Shares in Burberry climbed more than 4% in early trading on 14 January, as underlying third quarter sales grew 1% year-on-year to £603m (€799.7m, $868.8m), while like-for-like sales for the period were unchanged on the year and up from the 4% decline registered in the previous three months.
The figures were better than what most analysts had anticipated after October 2015, when the 160-year-old retailer saw sales miss forecast on the back of weakening demand in China and Hong Kong.
China and South Korea returned to growth in the third quarter but comparable sales in Hong Kong, which remains one of the company's key markets, slumped 20% compared with the corresponding period in 2014.
However, despite the sharp slowdown in Hong Kong, the FTSE 100 group said it remained on track to meet its annual targets, although it warned the economic environment would remain challenging for the foreseeable future.
"Against this background, we are accelerating our productivity and efficiency agenda, especially looking at our ways of working," the company said in a statement. "We are also addressing how to optimise future organic revenue growth opportunities, the resulting investment plans and our capital structure."
Meanwhile, demand in Japan remained strong, Burberry said, indicating sales in the region grew approximately 50% year-on-year, contributing to a "mid-single digit percentage" rise in Asia-Pacific sales.
Elsewhere, the group posted a strong performance in Europe and across Canada, Mexico and Brazil, while sales in the US gained slightly.
"While Burberry was impacted by the ongoing challenges facing the luxury sector, headwinds in Hong Kong and Macau masked an otherwise stronger performance in many markets," said group chief executive Christopher Bailey.

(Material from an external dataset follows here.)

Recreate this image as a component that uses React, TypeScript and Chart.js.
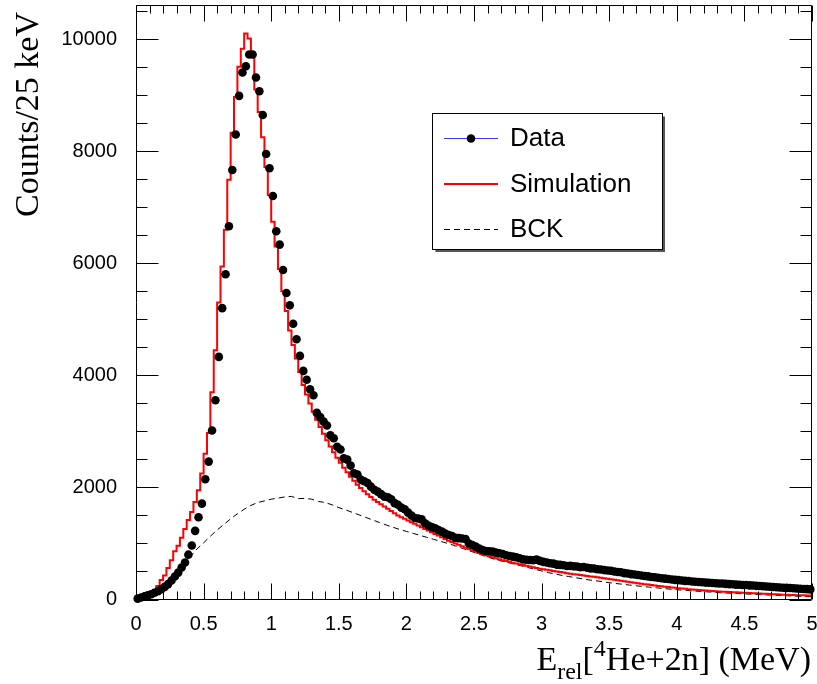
import React, { useEffect, useRef } from "react";
import { Chart, registerables } from "chart.js";

Chart.register(...registerables);

// ---- data (counts per 25 keV bin, 200 bins from 0 to 5 MeV) ----
const binWidth = 0.025;
const dataCounts = [
  15, 35, 55, 75, 95, 120, 150, 185, 225, 275,
  340, 410, 480, 570, 660, 800, 965, 1225, 1467, 1711,
  2146, 2461, 3015, 3557, 4330, 5200, 5804, 6661, 7666, 8298,
  8988, 9405, 9518, 9727, 9727, 9316, 9071, 8648, 7952, 7696,
  7202, 6571, 6334, 5880, 5470, 5250, 4920, 4646, 4348, 4080,
  3922, 3752, 3645, 3330, 3255, 3175, 3105, 2930, 2878, 2725,
  2676, 2518, 2497, 2390, 2254, 2230, 2140, 2110, 2080, 2014,
  1960, 1925, 1880, 1836, 1825, 1790, 1720, 1690, 1640, 1611,
  1550, 1500, 1455, 1445, 1430, 1360, 1320, 1291, 1271, 1240,
  1211, 1175, 1150, 1134, 1100, 1095, 1090, 1080, 1000, 973,
  943, 910, 884, 866, 860, 854, 836, 825, 813, 790,
  777, 765, 754, 735, 717, 710, 705, 700, 712, 690,
  672, 660, 648, 640, 622, 618, 610, 598, 600, 592,
  588, 575, 580, 566, 555, 552, 540, 536, 525, 518,
  512, 500, 492, 485, 470, 465, 452, 445, 436, 428,
  420, 412, 402, 398, 388, 380, 372, 366, 358, 350,
  345, 340, 332, 330, 322, 318, 312, 308, 302, 298,
  295, 290, 286, 285, 278, 275, 272, 266, 262, 260,
  258, 252, 250, 244, 240, 236, 232, 228, 222, 218,
  215, 210, 208, 204, 200, 196, 192, 188, 185, 180,
];

const simCounts = [
  10, 20, 35, 55, 80, 110, 170, 240, 350, 430,
  560, 700, 860, 960, 1100, 1260, 1420, 1560, 1740, 1950,
  2250, 2600, 2970, 3700, 4450, 5300, 5943, 6600, 7490, 8330,
  8970, 9510, 9830, 10100, 10010, 9700, 9100, 8700, 8250, 7720,
  7220, 6740, 6300, 5900, 5500, 5150, 4800, 4540, 4300, 4060,
  3830, 3660, 3500, 3350, 3210, 3080, 2960, 2840, 2730, 2630,
  2530, 2440, 2350, 2270, 2190, 2120, 2050, 1990, 1930, 1880,
  1830, 1780, 1740, 1700, 1660, 1620, 1580, 1540, 1500, 1470,
  1440, 1410, 1380, 1350, 1320, 1290, 1260, 1230, 1200, 1170,
  1140, 1110, 1080, 1050, 1025, 1000, 975, 950, 925, 900,
  875, 852, 830, 810, 790, 770, 752, 735, 718, 702,
  688, 672, 658, 644, 630, 616, 602, 588, 575, 562,
  550, 540, 530, 520, 510, 500, 490, 480, 470, 460,
  452, 444, 436, 428, 420, 412, 404, 396, 388, 380,
  372, 362, 352, 343, 334, 325, 316, 307, 298, 290,
  282, 274, 266, 258, 250, 242, 235, 228, 221, 214,
  208, 202, 196, 190, 185, 180, 175, 170, 165, 160,
  156, 152, 148, 144, 140, 137, 134, 131, 128, 125,
  122, 119, 116, 113, 110, 107, 104, 101, 98, 95,
  92, 89, 86, 84, 82, 80, 78, 76, 74, 72,
];

// background curve sampled every 50 keV from 0 to 5 MeV
const bckStep = 0.05;
const bckCounts = [
  0, 15, 50, 120, 220, 340, 480, 620, 760, 900,
  1010, 1130, 1240, 1340, 1440, 1530, 1610, 1680, 1730, 1760,
  1790, 1810, 1830, 1840, 1800, 1805, 1790, 1750, 1730, 1690,
  1640, 1600, 1555, 1510, 1465, 1420, 1375, 1330, 1290, 1250,
  1215, 1180, 1145, 1110, 1075, 1040, 1005, 965, 925, 885,
  840, 800, 760, 720, 690, 660, 630, 600, 570, 540,
  510, 480, 455, 430, 410, 390, 370, 350, 335, 318,
  300, 285, 272, 258, 245, 232, 220, 208, 196, 185,
  175, 166, 157, 148, 140, 132, 125, 118, 112, 106,
  100, 94, 88, 83, 78, 73, 68, 63, 58, 53,
  48,
];

const xMin = 0;
const xMax = 5;
const yMax = 10610;
const xTickValues = [0, 0.5, 1, 1.5, 2, 2.5, 3, 3.5, 4, 4.5, 5];
const xTickLabels = ["0", "0.5", "1", "1.5", "2", "2.5", "3", "3.5", "4", "4.5", "5"];
const yTickValues = [0, 2000, 4000, 6000, 8000, 10000];
const yTickLabels = ["0", "2000", "4000", "6000", "8000", "10000"];
const legendLabels = ["Data", "Simulation", "BCK"];
const yTitle = "Counts/25 keV";

const rootStylePlugin = {
  id: "rootStyle",
  afterDraw(chart: any) {
    const { ctx, chartArea: ca, scales } = chart;
    const xs = scales.x;
    const ys = scales.y;
    const L = Math.round(ca.left) + 0.5;
    const R = Math.round(ca.right) - 0.5;
    const T = Math.round(ca.top) + 0.5;
    const B = Math.round(ca.bottom) - 0.5;
    ctx.save();
    ctx.strokeStyle = "#000";
    ctx.lineWidth = 1;
    ctx.setLineDash([]);
    // frame
    ctx.beginPath();
    ctx.rect(L, T, R - L, B - T);
    ctx.stroke();
    // x ticks (bottom and top, inside)
    ctx.beginPath();
    for (let k = 0; k <= 50; k++) {
      const px = Math.round(xs.getPixelForValue(k / 10)) + 0.5;
      const len = k % 5 === 0 ? 16 : 8;
      ctx.moveTo(px, B);
      ctx.lineTo(px, B - len);
      ctx.moveTo(px, T);
      ctx.lineTo(px, T + len);
    }
    // y ticks (left and right, inside)
    for (let k = 0; k * 500 <= yMax; k++) {
      const py = Math.round(ys.getPixelForValue(k * 500)) + 0.5;
      const len = k % 4 === 0 ? 22 : 11;
      ctx.moveTo(L, py);
      ctx.lineTo(L + len, py);
      ctx.moveTo(R, py);
      ctx.lineTo(R - len, py);
    }
    ctx.stroke();

    // y title
    ctx.fillStyle = "#000";
    ctx.font = '34px "Liberation Serif", "Times New Roman", serif';
    ctx.save();
    ctx.translate(38, 12);
    ctx.rotate(-Math.PI / 2);
    ctx.textAlign = "right";
    ctx.textBaseline = "alphabetic";
    ctx.fillText(yTitle, 0, 0);
    ctx.restore();

    // x title with subscript / superscript
    const big = 34;
    const small = 24;
    const parts = [
      { t: "E", s: big, dy: 0 },
      { t: "rel", s: small, dy: 9 },
      { t: "[", s: big, dy: 0 },
      { t: "4", s: small, dy: -14 },
      { t: "He+2n] (MeV)", s: big, dy: 0 },
    ];
    let total = 0;
    const widths: number[] = [];
    for (const p of parts) {
      ctx.font = `${p.s}px "Liberation Serif", "Times New Roman", serif`;
      const w = ctx.measureText(p.t).width;
      widths.push(w);
      total += w;
    }
    let cx = 811 - total;
    const baseY = 670;
    ctx.textAlign = "left";
    ctx.textBaseline = "alphabetic";
    parts.forEach((p, i) => {
      ctx.font = `${p.s}px "Liberation Serif", "Times New Roman", serif`;
      ctx.fillText(p.t, cx, baseY + p.dy);
      cx += widths[i];
    });

    // legend
    const bx = 432.5, by = 113.5, bw = 230, bh = 136;
    ctx.fillStyle = "#fff";
    ctx.fillRect(bx, by, bw, bh);
    ctx.strokeStyle = "#555";
    ctx.lineWidth = 2;
    ctx.beginPath();
    ctx.moveTo(bx + 3, by + bh + 1.5);
    ctx.lineTo(bx + bw + 1.5, by + bh + 1.5);
    ctx.lineTo(bx + bw + 1.5, by + 3);
    ctx.stroke();
    ctx.strokeStyle = "#000";
    ctx.lineWidth = 1;
    ctx.strokeRect(bx, by, bw, bh);
    const rows = [138, 184, 229];
    const x0 = 444, x1 = 498;
    // Data
    ctx.strokeStyle = "#3a3aff";
    ctx.lineWidth = 1;
    ctx.beginPath();
    ctx.moveTo(x0, rows[0] + 0.5);
    ctx.lineTo(x1, rows[0] + 0.5);
    ctx.stroke();
    ctx.fillStyle = "#000";
    ctx.beginPath();
    ctx.arc(471, rows[0] + 0.5, 4.3, 0, Math.PI * 2);
    ctx.fill();
    // Simulation
    ctx.strokeStyle = "#ff0000";
    ctx.lineWidth = 2;
    ctx.beginPath();
    ctx.moveTo(x0, rows[1]);
    ctx.lineTo(x1, rows[1]);
    ctx.stroke();
    // BCK
    ctx.strokeStyle = "#000";
    ctx.lineWidth = 1;
    ctx.setLineDash([6, 4]);
    ctx.beginPath();
    ctx.moveTo(x0, rows[2] + 0.5);
    ctx.lineTo(x1, rows[2] + 0.5);
    ctx.stroke();
    ctx.setLineDash([]);
    ctx.fillStyle = "#000";
    ctx.font = '26px "Liberation Sans", Arial, sans-serif';
    ctx.textAlign = "left";
    ctx.textBaseline = "middle";
    legendLabels.forEach((lab, i) => ctx.fillText(lab, 510, rows[i] + 1));
    ctx.restore();
  },
};

export default function App() {
  const canvasRef = useRef<HTMLCanvasElement | null>(null);

  useEffect(() => {
    const canvas = canvasRef.current;
    if (!canvas) return;
    const dataPts = dataCounts.map((v, i) => ({ x: binWidth * (i + 0.5), y: v }));
    const simPts = simCounts.map((v, i) => ({ x: binWidth * i, y: v }));
    simPts.push({ x: binWidth * simCounts.length, y: simCounts[simCounts.length - 1] });
    const bckPts = bckCounts.map((v, i) => ({ x: bckStep * i, y: v }));
    const tickFont = { family: '"Liberation Sans", Arial, sans-serif', size: 20 };

    const chart = new Chart(canvas, {
      type: "line",
      data: {
        datasets: [
          {
            label: legendLabels[0],
            data: dataPts,
            showLine: false,
            pointRadius: 4.3,
            pointBackgroundColor: "#000",
            pointBorderWidth: 0,
            pointBorderColor: "#000",
            borderColor: "#3a3aff",
            clip: 10,
          },
          {
            label: legendLabels[1],
            data: simPts,
            borderColor: "#ff0000",
            borderWidth: 2,
            pointRadius: 0,
            stepped: "after",
            fill: false,
            clip: 2,
          },
          {
            label: legendLabels[2],
            data: bckPts,
            borderColor: "#000",
            borderWidth: 1,
            borderDash: [6, 4],
            pointRadius: 0,
            fill: false,
            tension: 0,
          },
        ],
      },
      options: {
        responsive: false,
        animation: false,
        layout: { padding: { top: 5, right: 5, left: 0, bottom: 0 } },
        plugins: { legend: { display: false }, tooltip: { enabled: false } },
        scales: {
          x: {
            type: "linear",
            min: xMin,
            max: xMax,
            grid: { display: false, drawTicks: false },
            border: { display: false },
            afterBuildTicks: (s: any) => {
              s.ticks = xTickValues.map((v) => ({ value: v }));
            },
            ticks: {
              padding: 13,
              maxRotation: 0,
              minRotation: 0,
              autoSkip: false,
              color: "#000",
              font: tickFont,
              callback: (v: any) => {
                const idx = xTickValues.indexOf(Number(v));
                return idx >= 0 ? xTickLabels[idx] : "";
              },
            },
            afterFit: (s: any) => {
              s.height = 84.5;
              s.paddingLeft = 0;
              s.paddingRight = 0;
            },
          },
          y: {
            type: "linear",
            min: 0,
            max: yMax,
            grid: { display: false, drawTicks: false },
            border: { display: false },
            afterBuildTicks: (s: any) => {
              s.ticks = yTickValues.map((v) => ({ value: v }));
            },
            ticks: {
              padding: 19,
              autoSkip: false,
              color: "#000",
              font: tickFont,
              callback: (v: any) => {
                const idx = yTickValues.indexOf(Number(v));
                return idx >= 0 ? yTickLabels[idx] : "";
              },
            },
            afterFit: (s: any) => {
              s.width = 136;
              s.paddingTop = 0;
              s.paddingBottom = 0;
            },
          },
        },
      },
      plugins: [rootStylePlugin],
    });
    return () => chart.destroy();
  }, []);

  return (
    <div style={{ position: "fixed", left: 0, top: 0, width: 817, height: 684, background: "#fff" }}>
      <canvas ref={canvasRef} width={817} height={684} style={{ display: "block" }} />
    </div>
  );
}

Burberry expects to report a full-year pre-tax profit of £428m, down from £455.8m in the previous year and added full-year retail and wholesale profits would be £10m higher if exchange rates remain at current levels, an improvement from the "no material benefit" forecast in October 2015.
Following the results, analysts at Nomura retained their "neutral" rating on the stock indicating the final quarter of the year will be pivotal for the company.
"Burberry appears to be executing successfully in a challenging environment," the brokerage said in a note. "However, margin improvement continues to elude the company. If a strong balance sheet is used to boost shareholder returns, this could help to offset short-term margin headwinds."